Yes previously avast always got full marks for performance.
Not sure about the test methodology, e.g. how tests were run and if NG, DeepScreeen, Hardened Mode, etc. would have been running. Whilst these would/should improve detection, but could come with a resource overhead.
The performance numbers are weird anyway. Like Bitdefender having 0s delay. Which is absolute horse manure unless if you perform some sort of aggressive whitelist skipping or caching. Or Comodo scoring 3s and yet it always makes my PC cringe in agony while it’s grinding a speedy Caviar Black HDD. avast! scores 4s and yet it feels by far the fastest. Not straight away on install, but after 2 days, it feels like I don’t have anything installed.

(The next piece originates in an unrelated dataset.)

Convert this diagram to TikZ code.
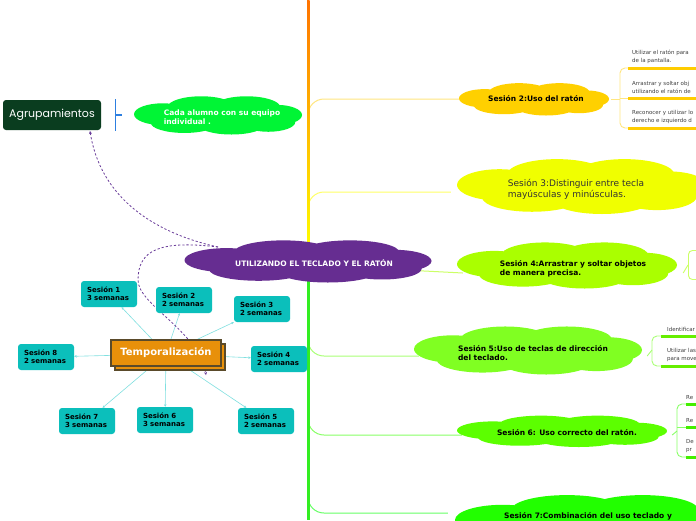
\documentclass[tikz,border=0pt]{standalone}
\usepackage{fontspec}
\setmainfont{DejaVu Sans}
\newfontfamily\agrfont{Poppins}
\usetikzlibrary{arrows.meta,backgrounds}
\definecolor{purp}{HTML}{662D91}
\definecolor{dashp}{HTML}{6A3D9A}
\definecolor{agrg}{HTML}{0A3D1F}
\definecolor{tealb}{HTML}{0BBFBB}
\definecolor{tealln}{HTML}{80E0E0}
\definecolor{tempo}{HTML}{E8900A}
\definecolor{tempb}{HTML}{5A4A2A}
\definecolor{cgreen}{HTML}{00F535}
\definecolor{bluebr}{HTML}{2D7FE0}
\definecolor{c2}{HTML}{FFD000}
\definecolor{c3}{HTML}{F0FF00}
\definecolor{c4}{HTML}{AAFF00}
\definecolor{c5}{HTML}{80FF22}
\definecolor{c6}{HTML}{5CFF00}
\definecolor{c7}{HTML}{22FF00}
\definecolor{b2}{HTML}{FFE680}
\definecolor{b3}{HTML}{FFFF66}
\definecolor{b4}{HTML}{CCFF66}
\definecolor{b5}{HTML}{AAFF77}
\definecolor{b6}{HTML}{88FF66}
\definecolor{b7}{HTML}{66FF66}
\definecolor{u2}{HTML}{FFCC00}
\definecolor{u5}{HTML}{66EE00}
\definecolor{u6}{HTML}{44EE00}
\definecolor{trunkg}{HTML}{33EE22}
\newcommand\mycloud[5]{%
  \begin{scope}[shift={(#1,#2)}, x=#3pt, y=-#4pt]
    \fill[#5] (0,0) ellipse[x radius=0.5, y radius=0.2]
      (-0.1,-0.2) ellipse[x radius=0.2, y radius=0.28]
      (0.17,-0.2) ellipse[x radius=0.2, y radius=0.28]
      (-0.33,-0.02) ellipse[x radius=0.17, y radius=0.28]
      (0.35,0) ellipse[x radius=0.15, y radius=0.26]
      (-0.2,0.2) ellipse[x radius=0.2, y radius=0.26]
      (0.08,0.24) ellipse[x radius=0.2, y radius=0.26]
      (0.3,0.18) ellipse[x radius=0.16, y radius=0.25];
  \end{scope}}
\tikzset{
  cloudbox/.style={rectangle, draw=none, inner sep=0pt, align=left},
  tealbox/.style={rectangle, rounded corners=3pt, fill=tealb, draw=none, minimum width=56, minimum height=25, text width=44, align=left, inner sep=6pt, font=\fontsize{7}{8.3}\selectfont\bfseries},
  tempbox/.style={rectangle, fill=tempo, draw=tempb, line width=1.2pt, minimum width=110, minimum height=26, inner sep=0pt},
  tealline/.style={draw=tealln, line width=0.6pt, -{Stealth[length=2.5pt,width=2.5pt]}},
  dashline/.style={draw=dashp, line width=0.8pt, dash pattern=on 2.2pt off 2pt, -{Stealth[length=3pt,width=3pt]}},
  subtext/.style={font=\fontsize{5.5}{8}\selectfont\mdseries, text=black!75, align=left, inner sep=0pt, anchor=south west},
  branch/.style={line width=1pt, rounded corners=16pt},
}
\begin{document}
\begin{tikzpicture}[x=1pt,y=-1pt, font=\fontsize{7.5}{9.5}\selectfont\bfseries]
\useasboundingbox (0,0) rectangle (696,520);
\clip (0,0) rectangle (696,520);

% ---------- clouds on the right ----------
\mycloud{534}{99}{150}{33}{c2}
\node[cloudbox, minimum width=150, minimum height=33] (s2) at (536,99) {Sesión 2:Uso del ratón};
\mycloud{582}{186}{250}{56}{c3}
\node[cloudbox, minimum width=250, minimum height=56, font=\fontsize{9}{11}\selectfont\mdseries, text=black!80] (s3) at (576,189) {Sesión 3:Distinguir entre tecla\\mayúsculas y minúsculas.};
\mycloud{567}{265}{220}{47}{c4}
\node[cloudbox, minimum width=220, minimum height=47] (s4) at (573,269) {Sesión 4:Arrastrar y soltar objetos\\de manera precisa.};
\mycloud{528}{350}{228}{49}{c5}
\node[cloudbox, minimum width=228, minimum height=49] (s5) at (533,353) {Sesión 5:Uso de teclas de dirección\\del teclado.};
\mycloud{562}{431}{210}{32}{c6}
\node[cloudbox, minimum width=210, minimum height=32] (s6) at (567,433) {Sesión 6: Uso correcto del ratón.};
\mycloud{595}{521}{280}{54}{c7}
\node[cloudbox, minimum width=280, minimum height=54] (s7) at (588,516) {Sesión 7:Combinación del uso teclado y};

% ---------- branches from trunk ----------
\begin{scope}[on background layer]
\fill[white] (0,0) rectangle (696,520);
\draw[branch, b2] (308,140) |- (s2.west);
\draw[branch, b3] (308,225) |- ([yshift=-3]s3.west);
\draw[branch, b4] (308,265) -- ([yshift=-4]s4.west);
\draw[branch, b5] (308,310) |- ([yshift=-3]s5.west);
\draw[branch, b6] (308,395) |- ([yshift=-2]s6.west);
\draw[branch, b7] (308,480) |- ([yshift=3]s7.west);
\end{scope}

% trunk
\shade[top color=orange!90!red, bottom color=yellow] (307,0) rectangle (309.5,250);
\fill[trunkg] (307,262) rectangle (309.5,520);

% ---------- sub-items of Sesion 2 ----------
\node[subtext] (t21) at (632,64) {Utilizar el ratón para\\de la pantalla.};
\node[subtext] (t22) at (632,94) {Arrastrar y soltar obj\\utilizando el ratón de};
\node[subtext] (t23) at (632,124) {Reconocer y utilizar lo\\derecho e izquierdo d};
\draw[u2, line width=3pt] (628,68) -- (700,68);
\draw[u2, line width=3pt] (628,98) -- (700,98);
\draw[u2, line width=3pt] (628,128) -- (700,128);
\draw[b2, line width=0.9pt] (s2.east) -- (620,99);
\draw[b2, line width=0.9pt, rounded corners=5pt] (628,68) -- (620,68) -- (620,128) -- (628,128);
\draw[b2, line width=0.9pt] (620,98) -- (628,98);

% ---------- sub-item of Sesion 4 ----------
\node[draw=b4, line width=0.9pt, rounded corners=4pt, minimum width=40, minimum height=29, anchor=west, inner sep=0pt] (t41) at (688,265) {};
\draw[b4, line width=0.9pt] ([yshift=-4]s4.east) -- (t41.west);

% ---------- sub-items of Sesion 5 ----------
\node[subtext] (t51) at (667,332) {Identificar};
\node[subtext] (t52) at (667,362) {Utilizar las\\para move};
\draw[u5, line width=3pt] (661,336) -- (700,336);
\draw[u5, line width=3pt] (661,366) -- (700,366);
\draw[b5, line width=0.9pt] ([yshift=-3]s5.east) -- (652,350);
\draw[b5, line width=0.9pt, rounded corners=5pt] (661,336) -- (652,336) -- (652,366) -- (661,366);

% ---------- sub-items of Sesion 6 ----------
\node[subtext] (t61) at (686,400) {Re};
\node[subtext] (t62) at (686,423) {Re};
\node[subtext] (t63) at (686,453) {De\\pr};
\draw[u6, line width=3pt] (686,404) -- (700,404);
\draw[u6, line width=3pt] (686,427) -- (700,427);
\draw[u6, line width=3pt] (686,457) -- (700,457);
\draw[b6, line width=0.9pt] ([yshift=-2]s6.east) -- (677,431);
\draw[b6, line width=0.9pt, rounded corners=5pt] (686,404) -- (677,404) -- (677,457) -- (686,457);
\draw[b6, line width=0.9pt] (677,427) -- (686,427);

% ---------- left side ----------
\node[rectangle, rounded corners=3pt, fill=agrg, minimum width=98, minimum height=30, inner sep=0pt, font=\agrfont\fontsize{11}{12}\selectfont, text=white] (agr) at (52,115) {Agrupamientos};
\draw[bluebr, line width=1.6pt] (115.5,99) -- (115.5,131);
\draw[bluebr, line width=1.2pt] (115.5,115) -- (122,115);
\mycloud{218}{115}{168}{39}{cgreen}
\node[cloudbox, text=white, minimum width=168, minimum height=39] (grp) at (222,117) {Cada alumno con su equipo\\individual .};

% teal session boxes
\node[tealbox] (q1) at (109,294) {Sesión 1\\3 semanas};
\node[tealbox] (q2) at (184,300) {Sesión 2\\2 semanas};
\node[tealbox] (q3) at (262,309) {Sesión 3\\2 semanas};
\node[tealbox] (q4) at (279,359) {Sesión 4\\2 semanas};
\node[tealbox] (q5) at (266,421) {Sesión 5\\2 semanas};
\node[tealbox] (q6) at (165,420) {Sesión 6\\3 semanas};
\node[tealbox] (q7) at (87,421) {Sesión 7\\3 semanas};
\node[tealbox] (q8) at (46,357) {Sesión 8\\2 semanas};

\coordinate (tc) at (166,354);
\begin{scope}[on background layer]
\foreach \q in {q1,q2,q3,q4,q5,q6,q7,q8} \draw[tealline] (tc) -- (\q);
\end{scope}

% purple central cloud and dashed links
\mycloud{308}{261}{247}{43}{purp}
\node[cloudbox, text=white, minimum width=247, minimum height=43] (pc) at (314,263) {UTILIZANDO EL TECLADO Y EL RATÓN};
\coordinate (ps) at (218,247);
\coordinate (agrend) at (90,131);
\coordinate (tempend) at (206,375);
\begin{scope}[on background layer]
\draw[dashline] (ps) .. controls (150,232) and (100,195) .. (agrend);
\draw[dashline] (ps) .. controls (160,240) and (138,250) .. (138,280) .. controls (138,305) and (198,330) .. (tempend);
\end{scope}

% Temporalizacion
\node[tempbox] (tsh) at (170,357) {};
\node[tempbox, text=white, font=\fontsize{10}{12}\selectfont\bfseries] (temp) at (166,353) {Temporalización};
\end{tikzpicture}
\end{document}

My guess that these tests won’t benefit from the Permanent or Transient Caching that a user would after a few days/scans, etc.
Same for MSE. People say how light it is and always go great performance scores, but for real world usage, it was never light and not even nearly lighter than avast!. And I still have a properly high end system.
If you ask me, important for users is how it behaves for real and not right after install. That doesn’t tell me anything. But when cache is properly built, that does tell me how AV actually behaves in day to day use.
I felt a difference in system response in Windows 10 as soon as Avast was running and Defender had been deactivated.